- **The exercise**
Look at each line of the records and count those with "that" in them. Please answer with the count alone.

- **Recorded data**
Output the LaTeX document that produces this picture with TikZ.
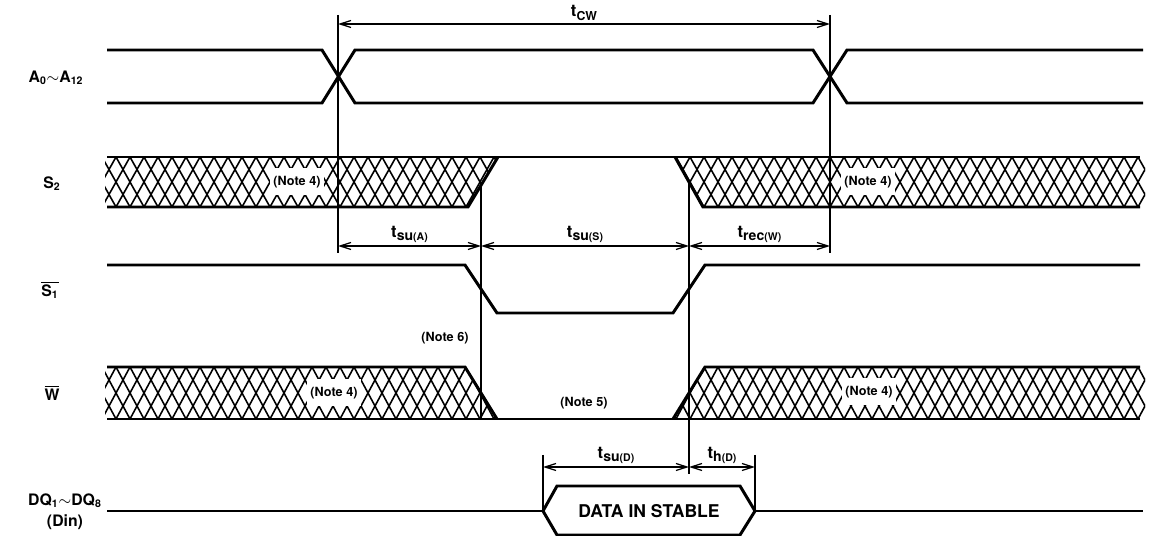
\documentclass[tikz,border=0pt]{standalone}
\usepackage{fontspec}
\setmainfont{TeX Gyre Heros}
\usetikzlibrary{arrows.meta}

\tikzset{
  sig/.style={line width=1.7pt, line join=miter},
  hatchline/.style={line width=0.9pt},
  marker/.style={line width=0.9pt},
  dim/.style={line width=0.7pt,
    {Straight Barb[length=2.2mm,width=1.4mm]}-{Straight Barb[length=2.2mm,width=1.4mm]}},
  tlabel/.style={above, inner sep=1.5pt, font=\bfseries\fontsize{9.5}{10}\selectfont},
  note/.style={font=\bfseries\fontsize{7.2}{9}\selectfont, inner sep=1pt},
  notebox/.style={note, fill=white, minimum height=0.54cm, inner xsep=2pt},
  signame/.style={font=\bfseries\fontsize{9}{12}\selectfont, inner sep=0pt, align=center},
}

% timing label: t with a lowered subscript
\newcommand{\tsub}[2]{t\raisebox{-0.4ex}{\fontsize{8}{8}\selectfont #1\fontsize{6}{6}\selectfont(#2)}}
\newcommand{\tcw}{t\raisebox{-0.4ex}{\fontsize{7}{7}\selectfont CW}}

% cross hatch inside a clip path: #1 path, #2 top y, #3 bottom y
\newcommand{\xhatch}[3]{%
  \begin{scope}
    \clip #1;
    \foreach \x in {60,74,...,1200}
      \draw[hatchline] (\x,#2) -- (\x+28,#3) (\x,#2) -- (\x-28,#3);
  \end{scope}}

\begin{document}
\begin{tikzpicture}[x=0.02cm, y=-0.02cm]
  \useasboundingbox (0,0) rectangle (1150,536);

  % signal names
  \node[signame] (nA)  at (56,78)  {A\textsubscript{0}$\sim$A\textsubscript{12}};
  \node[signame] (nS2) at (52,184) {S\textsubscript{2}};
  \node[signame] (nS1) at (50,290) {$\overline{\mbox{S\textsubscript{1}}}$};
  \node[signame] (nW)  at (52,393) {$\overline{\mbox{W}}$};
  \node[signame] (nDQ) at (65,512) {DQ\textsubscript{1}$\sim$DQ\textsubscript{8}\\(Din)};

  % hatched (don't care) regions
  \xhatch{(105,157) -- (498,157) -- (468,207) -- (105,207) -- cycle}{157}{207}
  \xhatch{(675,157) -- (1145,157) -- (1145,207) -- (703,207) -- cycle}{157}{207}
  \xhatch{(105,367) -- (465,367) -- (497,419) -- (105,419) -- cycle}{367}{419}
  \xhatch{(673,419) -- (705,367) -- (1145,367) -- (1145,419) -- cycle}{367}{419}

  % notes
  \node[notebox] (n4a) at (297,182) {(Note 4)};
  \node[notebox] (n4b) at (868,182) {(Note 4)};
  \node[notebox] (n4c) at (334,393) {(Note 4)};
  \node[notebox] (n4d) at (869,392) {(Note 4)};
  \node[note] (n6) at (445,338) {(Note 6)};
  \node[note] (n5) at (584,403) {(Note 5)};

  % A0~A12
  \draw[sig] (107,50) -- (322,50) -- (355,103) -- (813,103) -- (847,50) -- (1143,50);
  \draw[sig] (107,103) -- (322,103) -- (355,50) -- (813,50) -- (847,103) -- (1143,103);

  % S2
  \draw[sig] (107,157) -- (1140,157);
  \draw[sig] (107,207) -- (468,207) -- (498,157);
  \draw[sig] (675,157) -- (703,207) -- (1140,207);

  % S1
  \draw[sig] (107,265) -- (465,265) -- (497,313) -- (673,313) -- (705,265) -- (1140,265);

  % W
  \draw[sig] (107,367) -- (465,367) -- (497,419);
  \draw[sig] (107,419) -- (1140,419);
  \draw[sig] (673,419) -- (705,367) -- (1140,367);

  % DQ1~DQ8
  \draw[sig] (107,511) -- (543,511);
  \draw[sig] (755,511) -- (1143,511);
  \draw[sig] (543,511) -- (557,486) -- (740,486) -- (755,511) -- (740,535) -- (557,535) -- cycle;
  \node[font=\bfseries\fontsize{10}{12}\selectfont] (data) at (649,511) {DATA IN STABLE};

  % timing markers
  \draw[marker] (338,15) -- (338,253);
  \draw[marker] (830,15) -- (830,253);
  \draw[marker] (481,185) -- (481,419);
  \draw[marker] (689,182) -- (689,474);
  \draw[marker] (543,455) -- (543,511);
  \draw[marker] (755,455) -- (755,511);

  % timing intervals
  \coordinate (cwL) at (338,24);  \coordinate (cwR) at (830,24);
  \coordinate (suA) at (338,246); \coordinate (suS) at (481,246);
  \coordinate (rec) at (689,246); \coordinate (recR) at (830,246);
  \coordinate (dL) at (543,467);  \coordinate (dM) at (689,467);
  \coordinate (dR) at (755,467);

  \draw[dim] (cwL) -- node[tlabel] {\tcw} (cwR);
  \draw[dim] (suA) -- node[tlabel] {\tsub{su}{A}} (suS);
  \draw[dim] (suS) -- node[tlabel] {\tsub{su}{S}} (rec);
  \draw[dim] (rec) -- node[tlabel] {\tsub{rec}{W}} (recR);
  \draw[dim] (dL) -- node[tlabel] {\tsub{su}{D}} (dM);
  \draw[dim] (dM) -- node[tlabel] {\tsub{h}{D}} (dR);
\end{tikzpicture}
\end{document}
==
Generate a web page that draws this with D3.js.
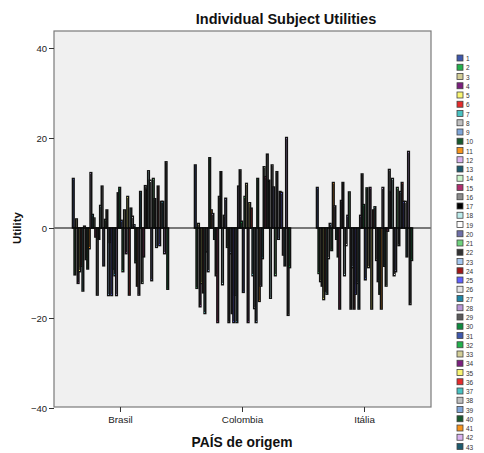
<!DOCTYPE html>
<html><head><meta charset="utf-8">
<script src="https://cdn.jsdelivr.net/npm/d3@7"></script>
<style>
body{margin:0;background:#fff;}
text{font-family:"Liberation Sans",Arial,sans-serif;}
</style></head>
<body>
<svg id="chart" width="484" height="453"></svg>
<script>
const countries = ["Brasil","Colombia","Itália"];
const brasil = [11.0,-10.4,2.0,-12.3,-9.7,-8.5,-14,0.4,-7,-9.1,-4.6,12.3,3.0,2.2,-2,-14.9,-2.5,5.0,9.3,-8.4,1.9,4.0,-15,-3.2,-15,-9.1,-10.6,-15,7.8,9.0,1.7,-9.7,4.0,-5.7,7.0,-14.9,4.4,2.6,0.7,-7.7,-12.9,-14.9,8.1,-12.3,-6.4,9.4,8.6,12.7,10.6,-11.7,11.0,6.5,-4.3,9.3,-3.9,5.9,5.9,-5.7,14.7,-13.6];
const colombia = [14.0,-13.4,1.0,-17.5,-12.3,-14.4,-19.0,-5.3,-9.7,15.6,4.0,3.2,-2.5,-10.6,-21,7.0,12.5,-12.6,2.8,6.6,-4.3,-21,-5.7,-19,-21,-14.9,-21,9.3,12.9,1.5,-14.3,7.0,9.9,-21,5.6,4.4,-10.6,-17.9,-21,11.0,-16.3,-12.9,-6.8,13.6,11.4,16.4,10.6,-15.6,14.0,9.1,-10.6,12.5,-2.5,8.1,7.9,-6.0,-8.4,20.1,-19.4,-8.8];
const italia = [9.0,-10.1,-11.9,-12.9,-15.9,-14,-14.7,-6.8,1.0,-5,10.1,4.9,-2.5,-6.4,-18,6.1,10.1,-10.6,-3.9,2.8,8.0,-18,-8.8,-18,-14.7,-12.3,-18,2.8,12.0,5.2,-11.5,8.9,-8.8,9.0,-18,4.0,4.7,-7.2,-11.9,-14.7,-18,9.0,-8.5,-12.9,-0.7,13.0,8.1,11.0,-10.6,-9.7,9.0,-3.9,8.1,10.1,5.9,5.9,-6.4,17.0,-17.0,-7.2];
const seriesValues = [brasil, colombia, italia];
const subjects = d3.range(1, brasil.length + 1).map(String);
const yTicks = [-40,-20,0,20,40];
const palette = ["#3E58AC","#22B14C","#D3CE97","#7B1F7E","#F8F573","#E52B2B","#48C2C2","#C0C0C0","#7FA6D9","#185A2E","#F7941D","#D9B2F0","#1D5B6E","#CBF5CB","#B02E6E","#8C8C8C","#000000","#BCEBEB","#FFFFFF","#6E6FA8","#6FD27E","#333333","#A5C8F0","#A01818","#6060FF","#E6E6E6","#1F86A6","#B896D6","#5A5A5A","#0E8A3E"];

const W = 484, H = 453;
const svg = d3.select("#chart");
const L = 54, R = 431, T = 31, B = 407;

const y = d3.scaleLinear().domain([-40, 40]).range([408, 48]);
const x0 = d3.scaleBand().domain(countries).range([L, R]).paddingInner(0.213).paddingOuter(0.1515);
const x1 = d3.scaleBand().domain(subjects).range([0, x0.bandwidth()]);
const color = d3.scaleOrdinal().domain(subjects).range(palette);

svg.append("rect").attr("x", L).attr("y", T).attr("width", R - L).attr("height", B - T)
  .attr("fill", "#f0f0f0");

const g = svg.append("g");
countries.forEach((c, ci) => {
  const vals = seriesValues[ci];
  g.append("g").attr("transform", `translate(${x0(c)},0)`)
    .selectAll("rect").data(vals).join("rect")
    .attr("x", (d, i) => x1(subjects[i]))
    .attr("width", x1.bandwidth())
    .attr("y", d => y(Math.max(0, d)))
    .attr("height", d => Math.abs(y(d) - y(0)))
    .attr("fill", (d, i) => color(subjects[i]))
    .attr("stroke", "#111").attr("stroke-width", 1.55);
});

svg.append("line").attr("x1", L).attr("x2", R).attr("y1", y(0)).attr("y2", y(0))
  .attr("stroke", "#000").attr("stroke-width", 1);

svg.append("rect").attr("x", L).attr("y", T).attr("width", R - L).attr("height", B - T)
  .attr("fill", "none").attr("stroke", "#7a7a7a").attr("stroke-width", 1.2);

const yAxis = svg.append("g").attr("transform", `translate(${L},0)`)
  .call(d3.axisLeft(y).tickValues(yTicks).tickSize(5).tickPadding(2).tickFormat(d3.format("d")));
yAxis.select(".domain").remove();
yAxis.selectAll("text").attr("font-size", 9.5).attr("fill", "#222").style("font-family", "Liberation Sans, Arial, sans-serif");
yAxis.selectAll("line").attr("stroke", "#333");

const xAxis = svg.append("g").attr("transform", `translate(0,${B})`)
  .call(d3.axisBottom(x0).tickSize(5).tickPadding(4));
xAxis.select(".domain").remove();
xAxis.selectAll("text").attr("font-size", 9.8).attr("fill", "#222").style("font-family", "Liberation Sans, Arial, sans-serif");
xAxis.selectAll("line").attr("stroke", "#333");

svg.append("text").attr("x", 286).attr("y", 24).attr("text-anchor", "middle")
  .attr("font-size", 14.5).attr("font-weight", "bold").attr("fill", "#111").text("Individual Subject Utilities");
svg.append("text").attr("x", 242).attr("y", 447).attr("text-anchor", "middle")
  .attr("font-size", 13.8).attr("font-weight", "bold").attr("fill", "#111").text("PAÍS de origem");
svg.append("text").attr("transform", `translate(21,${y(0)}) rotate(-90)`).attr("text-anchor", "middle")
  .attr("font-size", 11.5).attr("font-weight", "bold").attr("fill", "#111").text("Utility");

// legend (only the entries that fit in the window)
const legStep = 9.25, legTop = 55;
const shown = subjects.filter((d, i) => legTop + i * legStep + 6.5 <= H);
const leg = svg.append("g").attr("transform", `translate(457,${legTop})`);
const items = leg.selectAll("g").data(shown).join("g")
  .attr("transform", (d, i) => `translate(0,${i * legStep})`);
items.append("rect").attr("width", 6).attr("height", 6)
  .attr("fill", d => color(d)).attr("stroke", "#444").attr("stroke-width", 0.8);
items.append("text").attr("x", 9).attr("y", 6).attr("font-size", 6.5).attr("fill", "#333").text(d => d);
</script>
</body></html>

- **Final result**
3